- **Exercise details**
All lines below must be repeated exactly, with the pictures omitted.

- **Raw data**
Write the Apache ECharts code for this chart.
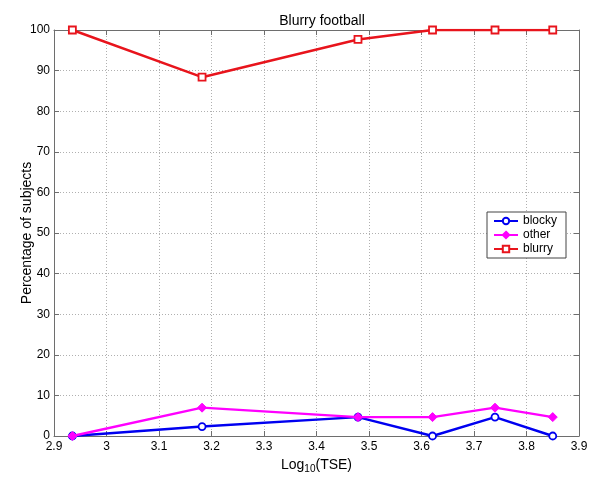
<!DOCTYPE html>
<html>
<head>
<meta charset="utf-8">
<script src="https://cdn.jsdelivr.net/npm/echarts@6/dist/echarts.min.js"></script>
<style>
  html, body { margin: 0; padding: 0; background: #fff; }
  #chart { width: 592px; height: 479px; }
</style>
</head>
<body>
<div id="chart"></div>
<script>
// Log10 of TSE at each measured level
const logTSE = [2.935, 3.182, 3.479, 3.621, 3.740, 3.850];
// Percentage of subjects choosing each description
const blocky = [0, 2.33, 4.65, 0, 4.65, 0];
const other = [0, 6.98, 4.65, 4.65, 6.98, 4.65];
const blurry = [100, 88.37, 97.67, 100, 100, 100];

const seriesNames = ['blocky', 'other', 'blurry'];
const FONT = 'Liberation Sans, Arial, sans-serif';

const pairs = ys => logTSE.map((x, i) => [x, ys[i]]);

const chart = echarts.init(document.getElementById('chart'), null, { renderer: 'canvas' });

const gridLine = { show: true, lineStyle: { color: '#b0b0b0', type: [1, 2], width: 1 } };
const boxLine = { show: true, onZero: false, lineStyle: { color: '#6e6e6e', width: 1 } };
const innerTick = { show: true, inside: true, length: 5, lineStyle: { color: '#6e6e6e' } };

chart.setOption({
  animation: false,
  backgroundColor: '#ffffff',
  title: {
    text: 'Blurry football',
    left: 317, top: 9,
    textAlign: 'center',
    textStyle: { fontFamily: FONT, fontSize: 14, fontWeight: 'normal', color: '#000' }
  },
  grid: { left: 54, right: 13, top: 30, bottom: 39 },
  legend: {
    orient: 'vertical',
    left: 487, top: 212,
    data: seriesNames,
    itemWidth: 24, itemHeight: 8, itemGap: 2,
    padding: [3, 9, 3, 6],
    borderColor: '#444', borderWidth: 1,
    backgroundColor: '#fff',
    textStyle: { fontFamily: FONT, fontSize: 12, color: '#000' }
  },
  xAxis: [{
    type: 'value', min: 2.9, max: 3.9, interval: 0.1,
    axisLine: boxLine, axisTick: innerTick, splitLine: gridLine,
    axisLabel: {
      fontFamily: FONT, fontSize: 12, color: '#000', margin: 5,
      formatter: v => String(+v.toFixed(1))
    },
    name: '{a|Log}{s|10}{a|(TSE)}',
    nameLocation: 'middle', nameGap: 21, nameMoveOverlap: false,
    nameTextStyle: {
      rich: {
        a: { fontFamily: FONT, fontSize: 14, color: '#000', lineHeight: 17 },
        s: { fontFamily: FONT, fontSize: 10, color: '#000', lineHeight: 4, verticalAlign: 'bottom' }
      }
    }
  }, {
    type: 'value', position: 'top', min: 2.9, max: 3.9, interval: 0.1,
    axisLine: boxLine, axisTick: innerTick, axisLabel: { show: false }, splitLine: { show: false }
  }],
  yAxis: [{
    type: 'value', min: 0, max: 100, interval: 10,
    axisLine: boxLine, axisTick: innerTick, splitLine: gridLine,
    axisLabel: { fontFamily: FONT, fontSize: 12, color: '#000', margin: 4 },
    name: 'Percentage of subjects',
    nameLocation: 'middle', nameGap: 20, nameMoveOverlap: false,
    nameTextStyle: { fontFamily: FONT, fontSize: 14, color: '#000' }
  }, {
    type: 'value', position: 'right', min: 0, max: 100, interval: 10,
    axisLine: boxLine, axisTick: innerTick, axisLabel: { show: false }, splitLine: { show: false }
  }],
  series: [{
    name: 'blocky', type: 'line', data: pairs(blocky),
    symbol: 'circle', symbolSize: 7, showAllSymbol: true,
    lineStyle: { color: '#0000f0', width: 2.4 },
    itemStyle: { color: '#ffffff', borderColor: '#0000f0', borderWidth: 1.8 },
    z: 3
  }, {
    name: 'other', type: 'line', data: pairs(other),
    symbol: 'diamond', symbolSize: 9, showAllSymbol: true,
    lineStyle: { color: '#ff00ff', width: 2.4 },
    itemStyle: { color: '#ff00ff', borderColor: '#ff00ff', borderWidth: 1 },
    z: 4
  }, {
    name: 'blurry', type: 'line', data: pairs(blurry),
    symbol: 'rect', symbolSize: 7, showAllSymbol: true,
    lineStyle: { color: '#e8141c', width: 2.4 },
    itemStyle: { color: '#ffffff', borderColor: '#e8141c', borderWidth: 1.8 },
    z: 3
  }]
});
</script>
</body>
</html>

- **Written reply**
Write the Apache ECharts code for this chart.
<!DOCTYPE html>
<html>
<head>
<meta charset="utf-8">
<script src="https://cdn.jsdelivr.net/npm/echarts@6/dist/echarts.min.js"></script>
<style>
  html, body { margin: 0; padding: 0; background: #fff; }
  #chart { width: 592px; height: 479px; }
</style>
</head>
<body>
<div id="chart"></div>
<script>
// Log10 of TSE at each measured level
const logTSE = [2.935, 3.182, 3.479, 3.621, 3.740, 3.850];
// Percentage of subjects choosing each description
const blocky = [0, 2.33, 4.65, 0, 4.65, 0];
const other = [0, 6.98, 4.65, 4.65, 6.98, 4.65];
const blurry = [100, 88.37, 97.67, 100, 100, 100];

const seriesNames = ['blocky', 'other', 'blurry'];
const FONT = 'Liberation Sans, Arial, sans-serif';

const pairs = ys => logTSE.map((x, i) => [x, ys[i]]);

const chart = echarts.init(document.getElementById('chart'), null, { renderer: 'canvas' });

const gridLine = { show: true, lineStyle: { color: '#b0b0b0', type: [1, 2], width: 1 } };
const boxLine = { show: true, onZero: false, lineStyle: { color: '#6e6e6e', width: 1 } };
const innerTick = { show: true, inside: true, length: 5, lineStyle: { color: '#6e6e6e' } };

chart.setOption({
  animation: false,
  backgroundColor: '#ffffff',
  title: {
    text: 'Blurry football',
    left: 317, top: 9,
    textAlign: 'center',
    textStyle: { fontFamily: FONT, fontSize: 14, fontWeight: 'normal', color: '#000' }
  },
  grid: { left: 54, right: 13, top: 30, bottom: 39 },
  legend: {
    orient: 'vertical',
    left: 487, top: 212,
    data: seriesNames,
    itemWidth: 24, itemHeight: 8, itemGap: 2,
    padding: [3, 9, 3, 6],
    borderColor: '#444', borderWidth: 1,
    backgroundColor: '#fff',
    textStyle: { fontFamily: FONT, fontSize: 12, color: '#000' }
  },
  xAxis: [{
    type: 'value', min: 2.9, max: 3.9, interval: 0.1,
    axisLine: boxLine, axisTick: innerTick, splitLine: gridLine,
    axisLabel: {
      fontFamily: FONT, fontSize: 12, color: '#000', margin: 5,
      formatter: v => String(+v.toFixed(1))
    },
    name: '{a|Log}{s|10}{a|(TSE)}',
    nameLocation: 'middle', nameGap: 21, nameMoveOverlap: false,
    nameTextStyle: {
      rich: {
        a: { fontFamily: FONT, fontSize: 14, color: '#000', lineHeight: 17 },
        s: { fontFamily: FONT, fontSize: 10, color: '#000', lineHeight: 4, verticalAlign: 'bottom' }
      }
    }
  }, {
    type: 'value', position: 'top', min: 2.9, max: 3.9, interval: 0.1,
    axisLine: boxLine, axisTick: innerTick, axisLabel: { show: false }, splitLine: { show: false }
  }],
  yAxis: [{
    type: 'value', min: 0, max: 100, interval: 10,
    axisLine: boxLine, axisTick: innerTick, splitLine: gridLine,
    axisLabel: { fontFamily: FONT, fontSize: 12, color: '#000', margin: 4 },
    name: 'Percentage of subjects',
    nameLocation: 'middle', nameGap: 20, nameMoveOverlap: false,
    nameTextStyle: { fontFamily: FONT, fontSize: 14, color: '#000' }
  }, {
    type: 'value', position: 'right', min: 0, max: 100, interval: 10,
    axisLine: boxLine, axisTick: innerTick, axisLabel: { show: false }, splitLine: { show: false }
  }],
  series: [{
    name: 'blocky', type: 'line', data: pairs(blocky),
    symbol: 'circle', symbolSize: 7, showAllSymbol: true,
    lineStyle: { color: '#0000f0', width: 2.4 },
    itemStyle: { color: '#ffffff', borderColor: '#0000f0', borderWidth: 1.8 },
    z: 3
  }, {
    name: 'other', type: 'line', data: pairs(other),
    symbol: 'diamond', symbolSize: 9, showAllSymbol: true,
    lineStyle: { color: '#ff00ff', width: 2.4 },
    itemStyle: { color: '#ff00ff', borderColor: '#ff00ff', borderWidth: 1 },
    z: 4
  }, {
    name: 'blurry', type: 'line', data: pairs(blurry),
    symbol: 'rect', symbolSize: 7, showAllSymbol: true,
    lineStyle: { color: '#e8141c', width: 2.4 },
    itemStyle: { color: '#ffffff', borderColor: '#e8141c', borderWidth: 1.8 },
    z: 3
  }]
});
</script>
</body>
</html>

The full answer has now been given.